** Start RAW DATA **

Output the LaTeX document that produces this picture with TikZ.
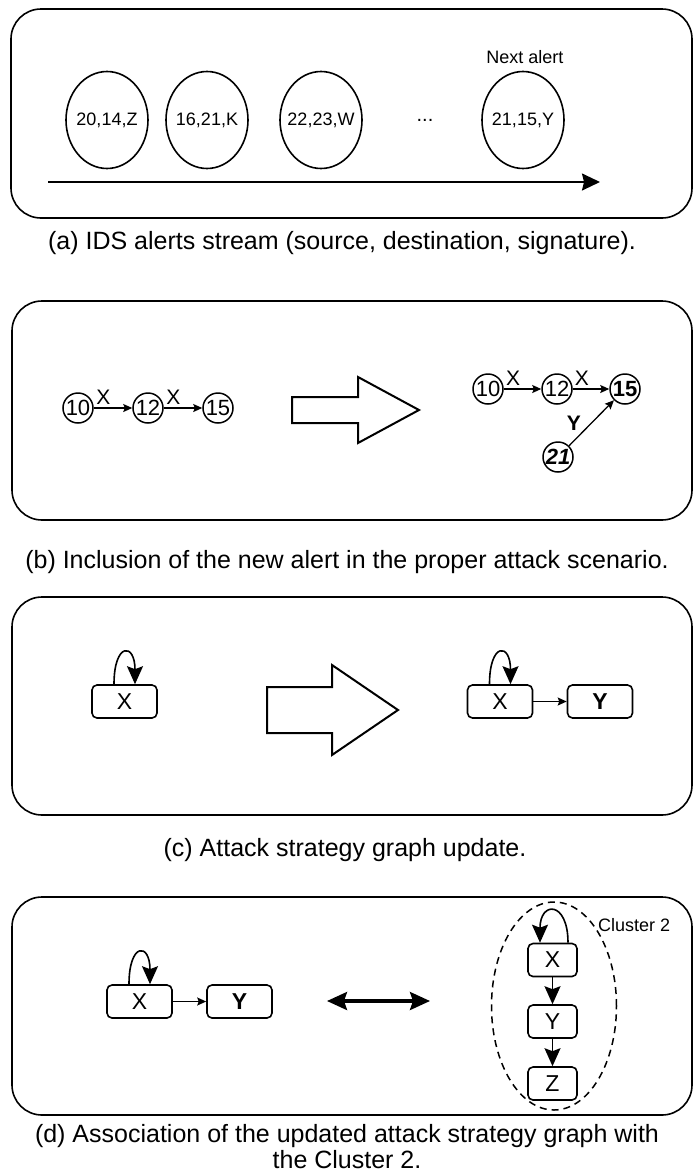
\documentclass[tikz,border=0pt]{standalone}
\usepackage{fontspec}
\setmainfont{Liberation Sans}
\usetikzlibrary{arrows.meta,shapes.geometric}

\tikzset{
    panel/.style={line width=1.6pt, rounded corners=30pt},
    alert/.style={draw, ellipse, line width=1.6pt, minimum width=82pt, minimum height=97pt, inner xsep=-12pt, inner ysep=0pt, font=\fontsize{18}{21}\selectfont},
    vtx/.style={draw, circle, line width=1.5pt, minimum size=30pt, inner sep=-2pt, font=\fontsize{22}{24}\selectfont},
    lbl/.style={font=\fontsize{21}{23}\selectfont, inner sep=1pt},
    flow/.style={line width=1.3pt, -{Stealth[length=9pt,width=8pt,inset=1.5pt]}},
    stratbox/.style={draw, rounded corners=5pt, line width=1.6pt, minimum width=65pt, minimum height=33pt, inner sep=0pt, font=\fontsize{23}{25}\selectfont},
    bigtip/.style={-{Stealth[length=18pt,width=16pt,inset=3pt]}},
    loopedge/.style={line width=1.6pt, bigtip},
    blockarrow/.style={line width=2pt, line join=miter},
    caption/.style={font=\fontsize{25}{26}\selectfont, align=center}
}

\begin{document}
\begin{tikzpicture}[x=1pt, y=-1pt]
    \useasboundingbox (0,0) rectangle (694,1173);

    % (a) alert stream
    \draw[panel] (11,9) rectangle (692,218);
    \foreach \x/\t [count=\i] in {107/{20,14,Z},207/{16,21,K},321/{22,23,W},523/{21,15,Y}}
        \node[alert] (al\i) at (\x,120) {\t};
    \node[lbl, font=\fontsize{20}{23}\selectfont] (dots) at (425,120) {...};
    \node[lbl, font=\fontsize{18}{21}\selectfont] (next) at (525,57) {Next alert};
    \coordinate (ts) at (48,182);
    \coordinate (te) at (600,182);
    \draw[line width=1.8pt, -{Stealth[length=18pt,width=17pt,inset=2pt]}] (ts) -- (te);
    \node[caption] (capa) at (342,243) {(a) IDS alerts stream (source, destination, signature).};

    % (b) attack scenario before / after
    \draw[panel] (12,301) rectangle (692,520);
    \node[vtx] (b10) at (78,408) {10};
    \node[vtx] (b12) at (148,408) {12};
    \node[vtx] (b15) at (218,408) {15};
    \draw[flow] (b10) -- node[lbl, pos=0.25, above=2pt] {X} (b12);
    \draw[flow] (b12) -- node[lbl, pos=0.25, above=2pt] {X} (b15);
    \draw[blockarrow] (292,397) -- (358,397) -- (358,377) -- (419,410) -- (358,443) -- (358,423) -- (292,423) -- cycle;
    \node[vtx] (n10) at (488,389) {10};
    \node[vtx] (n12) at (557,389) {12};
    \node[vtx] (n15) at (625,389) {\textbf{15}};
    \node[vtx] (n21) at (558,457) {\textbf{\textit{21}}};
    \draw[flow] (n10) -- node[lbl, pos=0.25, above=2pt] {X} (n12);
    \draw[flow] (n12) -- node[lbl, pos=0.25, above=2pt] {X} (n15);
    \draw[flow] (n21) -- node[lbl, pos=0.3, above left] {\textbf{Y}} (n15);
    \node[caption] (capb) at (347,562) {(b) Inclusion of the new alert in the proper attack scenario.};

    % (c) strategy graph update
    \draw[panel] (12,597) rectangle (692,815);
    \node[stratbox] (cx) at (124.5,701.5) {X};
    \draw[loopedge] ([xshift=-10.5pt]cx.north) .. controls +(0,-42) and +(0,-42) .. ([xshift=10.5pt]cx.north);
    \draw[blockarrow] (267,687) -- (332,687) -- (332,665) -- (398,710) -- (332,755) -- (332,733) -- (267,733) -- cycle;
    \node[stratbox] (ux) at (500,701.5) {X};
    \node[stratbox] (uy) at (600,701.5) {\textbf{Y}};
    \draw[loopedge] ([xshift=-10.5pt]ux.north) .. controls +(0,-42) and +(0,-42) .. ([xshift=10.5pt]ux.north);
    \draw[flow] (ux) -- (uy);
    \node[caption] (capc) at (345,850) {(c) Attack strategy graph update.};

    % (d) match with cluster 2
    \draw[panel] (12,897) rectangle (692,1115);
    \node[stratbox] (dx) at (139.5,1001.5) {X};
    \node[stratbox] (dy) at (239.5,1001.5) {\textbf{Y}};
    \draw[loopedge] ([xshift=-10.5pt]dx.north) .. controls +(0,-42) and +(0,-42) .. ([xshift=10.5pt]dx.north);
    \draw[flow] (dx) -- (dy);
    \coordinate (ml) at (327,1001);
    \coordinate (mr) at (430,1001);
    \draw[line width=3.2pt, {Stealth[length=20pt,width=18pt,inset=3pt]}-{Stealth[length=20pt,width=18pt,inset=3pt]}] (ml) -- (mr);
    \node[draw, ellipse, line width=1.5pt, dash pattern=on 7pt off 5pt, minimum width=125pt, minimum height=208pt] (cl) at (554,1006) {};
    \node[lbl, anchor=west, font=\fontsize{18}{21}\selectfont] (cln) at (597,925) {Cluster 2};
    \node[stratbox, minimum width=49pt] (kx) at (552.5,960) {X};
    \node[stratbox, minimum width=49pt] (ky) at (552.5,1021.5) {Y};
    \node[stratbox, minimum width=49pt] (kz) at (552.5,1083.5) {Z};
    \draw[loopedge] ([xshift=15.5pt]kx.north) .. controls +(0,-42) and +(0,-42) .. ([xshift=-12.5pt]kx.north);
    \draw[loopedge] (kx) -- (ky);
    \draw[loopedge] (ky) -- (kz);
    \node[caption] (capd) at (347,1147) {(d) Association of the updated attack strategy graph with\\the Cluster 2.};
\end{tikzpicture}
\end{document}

** End RAW DATA **

### WHAT IS BEING ASKED
Exactly as written, please give again the lines from the beginning of the listing through the line containing "(capa) at (342,243)", inclusive, without any pictures.

### TASK SOLUTION
Output the LaTeX document that produces this picture with TikZ.
\documentclass[tikz,border=0pt]{standalone}
\usepackage{fontspec}
\setmainfont{Liberation Sans}
\usetikzlibrary{arrows.meta,shapes.geometric}

\tikzset{
    panel/.style={line width=1.6pt, rounded corners=30pt},
    alert/.style={draw, ellipse, line width=1.6pt, minimum width=82pt, minimum height=97pt, inner xsep=-12pt, inner ysep=0pt, font=\fontsize{18}{21}\selectfont},
    vtx/.style={draw, circle, line width=1.5pt, minimum size=30pt, inner sep=-2pt, font=\fontsize{22}{24}\selectfont},
    lbl/.style={font=\fontsize{21}{23}\selectfont, inner sep=1pt},
    flow/.style={line width=1.3pt, -{Stealth[length=9pt,width=8pt,inset=1.5pt]}},
    stratbox/.style={draw, rounded corners=5pt, line width=1.6pt, minimum width=65pt, minimum height=33pt, inner sep=0pt, font=\fontsize{23}{25}\selectfont},
    bigtip/.style={-{Stealth[length=18pt,width=16pt,inset=3pt]}},
    loopedge/.style={line width=1.6pt, bigtip},
    blockarrow/.style={line width=2pt, line join=miter},
    caption/.style={font=\fontsize{25}{26}\selectfont, align=center}
}

\begin{document}
\begin{tikzpicture}[x=1pt, y=-1pt]
    \useasboundingbox (0,0) rectangle (694,1173);

    % (a) alert stream
    \draw[panel] (11,9) rectangle (692,218);
    \foreach \x/\t [count=\i] in {107/{20,14,Z},207/{16,21,K},321/{22,23,W},523/{21,15,Y}}
        \node[alert] (al\i) at (\x,120) {\t};
    \node[lbl, font=\fontsize{20}{23}\selectfont] (dots) at (425,120) {...};
    \node[lbl, font=\fontsize{18}{21}\selectfont] (next) at (525,57) {Next alert};
    \coordinate (ts) at (48,182);
    \coordinate (te) at (600,182);
    \draw[line width=1.8pt, -{Stealth[length=18pt,width=17pt,inset=2pt]}] (ts) -- (te);
    \node[caption] (capa) at (342,243) {(a) IDS alerts stream (source, destination, signature).};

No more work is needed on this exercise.